Mortgage rates moved higher late last week mostly due to waning political risks in Italy. To be honest, I only really put the jobs data in the headline because the mighty Employment Situation Report is a perennial market mover - especially for rates. In Friday's case, however, bond market trading levels (the stuff that dictates rates) ended the day right where they were just BEFORE the jobs report came out.
When it comes to the US bond market and this week's volatility, Italian politics have been at center stage. Today was something of a closing act in that regard as the Italian President finally confirmed a new Finance Minister. Failure to do so had previously threatened to send the country back to elections, and that was seen as a major risk. Bottom line: avoiding snap elections meant the defusing of those risks, and that wasn't good for rates.

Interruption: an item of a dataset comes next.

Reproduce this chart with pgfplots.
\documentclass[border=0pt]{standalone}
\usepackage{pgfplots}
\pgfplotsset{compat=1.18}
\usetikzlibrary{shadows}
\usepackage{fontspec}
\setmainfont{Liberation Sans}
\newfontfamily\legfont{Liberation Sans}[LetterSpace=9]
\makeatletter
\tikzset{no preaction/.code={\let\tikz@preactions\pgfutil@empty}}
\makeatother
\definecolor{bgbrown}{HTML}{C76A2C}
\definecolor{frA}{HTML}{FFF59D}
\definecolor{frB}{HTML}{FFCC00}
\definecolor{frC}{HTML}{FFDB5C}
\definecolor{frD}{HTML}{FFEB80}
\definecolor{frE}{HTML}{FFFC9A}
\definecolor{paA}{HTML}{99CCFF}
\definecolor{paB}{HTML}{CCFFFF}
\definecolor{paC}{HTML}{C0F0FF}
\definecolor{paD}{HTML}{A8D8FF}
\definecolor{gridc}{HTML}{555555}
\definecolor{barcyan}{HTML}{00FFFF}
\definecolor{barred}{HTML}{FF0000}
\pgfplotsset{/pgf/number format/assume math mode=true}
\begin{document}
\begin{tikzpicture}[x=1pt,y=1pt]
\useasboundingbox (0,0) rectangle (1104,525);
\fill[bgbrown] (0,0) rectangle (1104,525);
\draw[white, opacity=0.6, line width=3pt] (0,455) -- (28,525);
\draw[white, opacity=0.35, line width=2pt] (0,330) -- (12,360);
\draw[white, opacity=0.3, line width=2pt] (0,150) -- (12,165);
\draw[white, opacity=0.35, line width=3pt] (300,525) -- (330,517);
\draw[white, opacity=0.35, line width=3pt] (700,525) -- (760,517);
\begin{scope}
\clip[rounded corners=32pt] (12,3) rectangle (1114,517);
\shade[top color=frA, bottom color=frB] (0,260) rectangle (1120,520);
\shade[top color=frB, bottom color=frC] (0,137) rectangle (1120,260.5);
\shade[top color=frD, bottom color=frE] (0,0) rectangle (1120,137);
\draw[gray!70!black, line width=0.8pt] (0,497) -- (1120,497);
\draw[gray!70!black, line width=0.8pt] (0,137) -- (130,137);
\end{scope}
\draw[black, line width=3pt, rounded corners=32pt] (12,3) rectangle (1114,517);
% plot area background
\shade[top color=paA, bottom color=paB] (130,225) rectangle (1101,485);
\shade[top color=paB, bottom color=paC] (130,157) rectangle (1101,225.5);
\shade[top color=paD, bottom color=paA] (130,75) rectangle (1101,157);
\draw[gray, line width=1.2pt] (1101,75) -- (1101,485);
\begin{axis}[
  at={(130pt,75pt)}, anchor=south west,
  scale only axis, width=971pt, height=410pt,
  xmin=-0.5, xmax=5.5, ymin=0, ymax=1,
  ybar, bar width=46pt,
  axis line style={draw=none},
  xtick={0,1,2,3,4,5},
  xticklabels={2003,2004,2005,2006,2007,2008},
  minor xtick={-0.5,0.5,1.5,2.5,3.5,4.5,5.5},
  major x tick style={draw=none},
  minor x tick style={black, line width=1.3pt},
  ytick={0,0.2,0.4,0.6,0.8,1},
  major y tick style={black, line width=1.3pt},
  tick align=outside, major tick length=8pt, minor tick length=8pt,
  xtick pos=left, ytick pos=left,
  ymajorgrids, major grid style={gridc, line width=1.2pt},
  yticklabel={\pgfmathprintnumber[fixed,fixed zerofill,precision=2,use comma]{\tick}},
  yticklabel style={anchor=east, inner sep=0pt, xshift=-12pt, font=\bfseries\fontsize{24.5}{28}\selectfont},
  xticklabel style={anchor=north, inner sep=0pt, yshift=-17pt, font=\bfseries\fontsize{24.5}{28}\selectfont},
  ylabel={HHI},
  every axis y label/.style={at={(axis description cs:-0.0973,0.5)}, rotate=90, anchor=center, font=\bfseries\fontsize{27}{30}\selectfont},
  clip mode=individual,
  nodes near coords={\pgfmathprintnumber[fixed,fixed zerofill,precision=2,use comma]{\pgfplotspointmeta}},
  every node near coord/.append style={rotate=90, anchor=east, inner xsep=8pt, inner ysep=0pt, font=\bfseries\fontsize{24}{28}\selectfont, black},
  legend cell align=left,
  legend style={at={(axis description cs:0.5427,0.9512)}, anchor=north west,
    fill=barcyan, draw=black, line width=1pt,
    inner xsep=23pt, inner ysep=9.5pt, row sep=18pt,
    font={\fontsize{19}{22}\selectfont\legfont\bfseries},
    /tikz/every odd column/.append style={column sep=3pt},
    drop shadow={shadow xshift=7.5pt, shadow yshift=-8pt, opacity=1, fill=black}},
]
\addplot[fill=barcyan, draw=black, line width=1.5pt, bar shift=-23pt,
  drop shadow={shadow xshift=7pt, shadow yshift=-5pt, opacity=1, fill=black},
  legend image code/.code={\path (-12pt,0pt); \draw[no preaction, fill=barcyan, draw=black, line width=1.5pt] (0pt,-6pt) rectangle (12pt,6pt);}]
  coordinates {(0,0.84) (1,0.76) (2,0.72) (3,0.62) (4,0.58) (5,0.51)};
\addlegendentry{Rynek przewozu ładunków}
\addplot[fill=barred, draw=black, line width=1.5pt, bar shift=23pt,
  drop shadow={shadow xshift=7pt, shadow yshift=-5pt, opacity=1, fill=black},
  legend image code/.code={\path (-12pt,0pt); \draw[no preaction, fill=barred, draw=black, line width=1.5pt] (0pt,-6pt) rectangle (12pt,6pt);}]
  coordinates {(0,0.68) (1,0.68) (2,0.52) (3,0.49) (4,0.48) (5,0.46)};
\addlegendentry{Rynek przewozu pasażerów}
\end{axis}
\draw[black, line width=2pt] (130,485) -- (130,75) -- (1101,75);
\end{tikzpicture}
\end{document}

If you're wondering "WHY" such a thing isn't good for rates, the next few sentences are for you. Bonds (which drive rates) thrive on risk. Scared investors park money in safe-haven bonds like US Treasuries. Mortgage-backed-securities (MBS) also benefit. More demand for these bonds means their prices rise and their yields fall. Falling yield is the same as falling rates--at least by the time lenders convey that reality by updating their published rate sheets.
The move higher means we ended the week right in line with last Friday. This week presents a sort of a lull, with the big Fed Announcement coming out the following week. During this time, rates will be "deciding" if they're able to hold under this week's ceiling. This is most easily tracked in terms of 10 year Treasury yields due to the variability between mortgage lenders. We're looking at 10 year yields around 2.94% as an important battleground. If we stay below, that could mean a broader, slower, positive shift is in the works, but please be very aware that such a shift is the underdog on most scorecards in 2018.